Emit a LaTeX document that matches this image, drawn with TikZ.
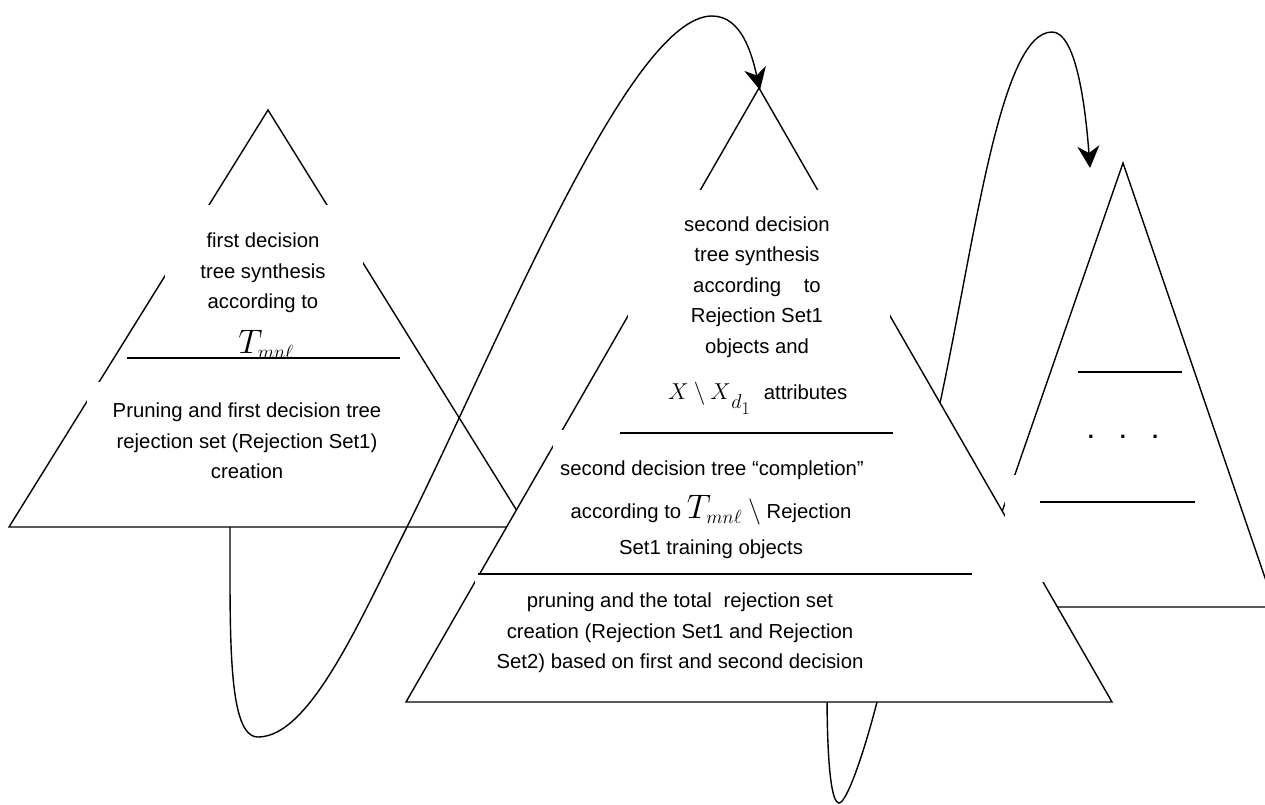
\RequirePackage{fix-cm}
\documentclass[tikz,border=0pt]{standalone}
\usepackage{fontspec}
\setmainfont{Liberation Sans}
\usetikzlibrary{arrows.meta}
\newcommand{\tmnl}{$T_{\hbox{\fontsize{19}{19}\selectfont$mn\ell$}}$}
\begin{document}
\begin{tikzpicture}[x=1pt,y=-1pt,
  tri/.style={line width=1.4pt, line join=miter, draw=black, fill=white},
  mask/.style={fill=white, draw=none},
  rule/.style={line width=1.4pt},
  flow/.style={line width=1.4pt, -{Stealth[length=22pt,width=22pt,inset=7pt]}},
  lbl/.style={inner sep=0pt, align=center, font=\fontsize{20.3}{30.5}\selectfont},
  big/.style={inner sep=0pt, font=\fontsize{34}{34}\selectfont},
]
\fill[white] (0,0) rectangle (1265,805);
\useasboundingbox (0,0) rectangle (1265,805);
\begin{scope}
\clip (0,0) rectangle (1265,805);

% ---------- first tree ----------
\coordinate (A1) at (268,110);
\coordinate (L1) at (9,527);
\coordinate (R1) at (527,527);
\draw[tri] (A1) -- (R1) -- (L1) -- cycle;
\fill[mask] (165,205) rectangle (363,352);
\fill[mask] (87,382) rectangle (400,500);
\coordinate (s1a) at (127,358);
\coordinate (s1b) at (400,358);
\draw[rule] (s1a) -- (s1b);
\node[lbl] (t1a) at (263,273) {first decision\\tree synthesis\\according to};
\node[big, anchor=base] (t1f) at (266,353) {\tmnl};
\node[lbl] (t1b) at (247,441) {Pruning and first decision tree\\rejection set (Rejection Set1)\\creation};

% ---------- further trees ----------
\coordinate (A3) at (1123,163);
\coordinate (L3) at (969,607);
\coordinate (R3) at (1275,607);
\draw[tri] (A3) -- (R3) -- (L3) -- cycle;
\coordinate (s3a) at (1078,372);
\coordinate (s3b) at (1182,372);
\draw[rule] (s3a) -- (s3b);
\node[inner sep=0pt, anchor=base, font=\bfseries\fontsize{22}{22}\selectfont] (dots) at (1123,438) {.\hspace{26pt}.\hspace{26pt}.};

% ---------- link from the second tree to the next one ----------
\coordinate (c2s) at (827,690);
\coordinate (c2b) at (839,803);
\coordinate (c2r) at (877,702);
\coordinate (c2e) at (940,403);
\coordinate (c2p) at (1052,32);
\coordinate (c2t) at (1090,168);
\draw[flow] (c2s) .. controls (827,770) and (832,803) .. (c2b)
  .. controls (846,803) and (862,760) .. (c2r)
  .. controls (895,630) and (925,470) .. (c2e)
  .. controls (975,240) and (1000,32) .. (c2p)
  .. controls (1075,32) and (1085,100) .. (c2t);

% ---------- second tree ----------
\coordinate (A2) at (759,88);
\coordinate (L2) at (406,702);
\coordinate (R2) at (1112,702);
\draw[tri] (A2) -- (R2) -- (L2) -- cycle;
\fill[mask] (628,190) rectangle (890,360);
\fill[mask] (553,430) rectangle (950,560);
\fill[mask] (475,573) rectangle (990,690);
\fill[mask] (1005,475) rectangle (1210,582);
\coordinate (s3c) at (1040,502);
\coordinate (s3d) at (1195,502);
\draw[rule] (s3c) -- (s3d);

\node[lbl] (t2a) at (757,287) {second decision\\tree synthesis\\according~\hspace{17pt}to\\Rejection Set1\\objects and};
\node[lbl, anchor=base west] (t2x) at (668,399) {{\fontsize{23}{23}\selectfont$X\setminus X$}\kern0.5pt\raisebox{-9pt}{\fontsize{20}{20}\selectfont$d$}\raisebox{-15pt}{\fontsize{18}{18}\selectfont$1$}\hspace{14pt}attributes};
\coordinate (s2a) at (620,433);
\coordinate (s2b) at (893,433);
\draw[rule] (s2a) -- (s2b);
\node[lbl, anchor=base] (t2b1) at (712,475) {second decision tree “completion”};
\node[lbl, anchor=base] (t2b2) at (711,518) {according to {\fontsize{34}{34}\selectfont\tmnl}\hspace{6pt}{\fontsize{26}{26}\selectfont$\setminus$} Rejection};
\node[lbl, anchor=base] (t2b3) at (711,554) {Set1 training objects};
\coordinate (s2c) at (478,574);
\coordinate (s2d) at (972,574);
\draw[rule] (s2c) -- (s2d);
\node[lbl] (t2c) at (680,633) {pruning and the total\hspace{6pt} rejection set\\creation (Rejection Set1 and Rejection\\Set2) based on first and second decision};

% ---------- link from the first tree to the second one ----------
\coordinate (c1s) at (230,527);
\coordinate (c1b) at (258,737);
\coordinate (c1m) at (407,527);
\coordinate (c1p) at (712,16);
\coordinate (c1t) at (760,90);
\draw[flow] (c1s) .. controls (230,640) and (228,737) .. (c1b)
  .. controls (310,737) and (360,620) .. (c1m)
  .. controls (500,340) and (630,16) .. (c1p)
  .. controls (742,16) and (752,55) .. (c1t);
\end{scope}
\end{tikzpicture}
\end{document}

What to produce
Reproduce the material in its entirety and word for word, without the pictures.

Reply
Emit a LaTeX document that matches this image, drawn with TikZ.
\RequirePackage{fix-cm}
\documentclass[tikz,border=0pt]{standalone}
\usepackage{fontspec}
\setmainfont{Liberation Sans}
\usetikzlibrary{arrows.meta}
\newcommand{\tmnl}{$T_{\hbox{\fontsize{19}{19}\selectfont$mn\ell$}}$}
\begin{document}
\begin{tikzpicture}[x=1pt,y=-1pt,
  tri/.style={line width=1.4pt, line join=miter, draw=black, fill=white},
  mask/.style={fill=white, draw=none},
  rule/.style={line width=1.4pt},
  flow/.style={line width=1.4pt, -{Stealth[length=22pt,width=22pt,inset=7pt]}},
  lbl/.style={inner sep=0pt, align=center, font=\fontsize{20.3}{30.5}\selectfont},
  big/.style={inner sep=0pt, font=\fontsize{34}{34}\selectfont},
]
\fill[white] (0,0) rectangle (1265,805);
\useasboundingbox (0,0) rectangle (1265,805);
\begin{scope}
\clip (0,0) rectangle (1265,805);

% ---------- first tree ----------
\coordinate (A1) at (268,110);
\coordinate (L1) at (9,527);
\coordinate (R1) at (527,527);
\draw[tri] (A1) -- (R1) -- (L1) -- cycle;
\fill[mask] (165,205) rectangle (363,352);
\fill[mask] (87,382) rectangle (400,500);
\coordinate (s1a) at (127,358);
\coordinate (s1b) at (400,358);
\draw[rule] (s1a) -- (s1b);
\node[lbl] (t1a) at (263,273) {first decision\\tree synthesis\\according to};
\node[big, anchor=base] (t1f) at (266,353) {\tmnl};
\node[lbl] (t1b) at (247,441) {Pruning and first decision tree\\rejection set (Rejection Set1)\\creation};

% ---------- further trees ----------
\coordinate (A3) at (1123,163);
\coordinate (L3) at (969,607);
\coordinate (R3) at (1275,607);
\draw[tri] (A3) -- (R3) -- (L3) -- cycle;
\coordinate (s3a) at (1078,372);
\coordinate (s3b) at (1182,372);
\draw[rule] (s3a) -- (s3b);
\node[inner sep=0pt, anchor=base, font=\bfseries\fontsize{22}{22}\selectfont] (dots) at (1123,438) {.\hspace{26pt}.\hspace{26pt}.};

% ---------- link from the second tree to the next one ----------
\coordinate (c2s) at (827,690);
\coordinate (c2b) at (839,803);
\coordinate (c2r) at (877,702);
\coordinate (c2e) at (940,403);
\coordinate (c2p) at (1052,32);
\coordinate (c2t) at (1090,168);
\draw[flow] (c2s) .. controls (827,770) and (832,803) .. (c2b)
  .. controls (846,803) and (862,760) .. (c2r)
  .. controls (895,630) and (925,470) .. (c2e)
  .. controls (975,240) and (1000,32) .. (c2p)
  .. controls (1075,32) and (1085,100) .. (c2t);

% ---------- second tree ----------
\coordinate (A2) at (759,88);
\coordinate (L2) at (406,702);
\coordinate (R2) at (1112,702);
\draw[tri] (A2) -- (R2) -- (L2) -- cycle;
\fill[mask] (628,190) rectangle (890,360);
\fill[mask] (553,430) rectangle (950,560);
\fill[mask] (475,573) rectangle (990,690);
\fill[mask] (1005,475) rectangle (1210,582);
\coordinate (s3c) at (1040,502);
\coordinate (s3d) at (1195,502);
\draw[rule] (s3c) -- (s3d);

\node[lbl] (t2a) at (757,287) {second decision\\tree synthesis\\according~\hspace{17pt}to\\Rejection Set1\\objects and};
\node[lbl, anchor=base west] (t2x) at (668,399) {{\fontsize{23}{23}\selectfont$X\setminus X$}\kern0.5pt\raisebox{-9pt}{\fontsize{20}{20}\selectfont$d$}\raisebox{-15pt}{\fontsize{18}{18}\selectfont$1$}\hspace{14pt}attributes};
\coordinate (s2a) at (620,433);
\coordinate (s2b) at (893,433);
\draw[rule] (s2a) -- (s2b);
\node[lbl, anchor=base] (t2b1) at (712,475) {second decision tree “completion”};
\node[lbl, anchor=base] (t2b2) at (711,518) {according to {\fontsize{34}{34}\selectfont\tmnl}\hspace{6pt}{\fontsize{26}{26}\selectfont$\setminus$} Rejection};
\node[lbl, anchor=base] (t2b3) at (711,554) {Set1 training objects};
\coordinate (s2c) at (478,574);
\coordinate (s2d) at (972,574);
\draw[rule] (s2c) -- (s2d);
\node[lbl] (t2c) at (680,633) {pruning and the total\hspace{6pt} rejection set\\creation (Rejection Set1 and Rejection\\Set2) based on first and second decision};

% ---------- link from the first tree to the second one ----------
\coordinate (c1s) at (230,527);
\coordinate (c1b) at (258,737);
\coordinate (c1m) at (407,527);
\coordinate (c1p) at (712,16);
\coordinate (c1t) at (760,90);
\draw[flow] (c1s) .. controls (230,640) and (228,737) .. (c1b)
  .. controls (310,737) and (360,620) .. (c1m)
  .. controls (500,340) and (630,16) .. (c1p)
  .. controls (742,16) and (752,55) .. (c1t);
\end{scope}
\end{tikzpicture}
\end{document}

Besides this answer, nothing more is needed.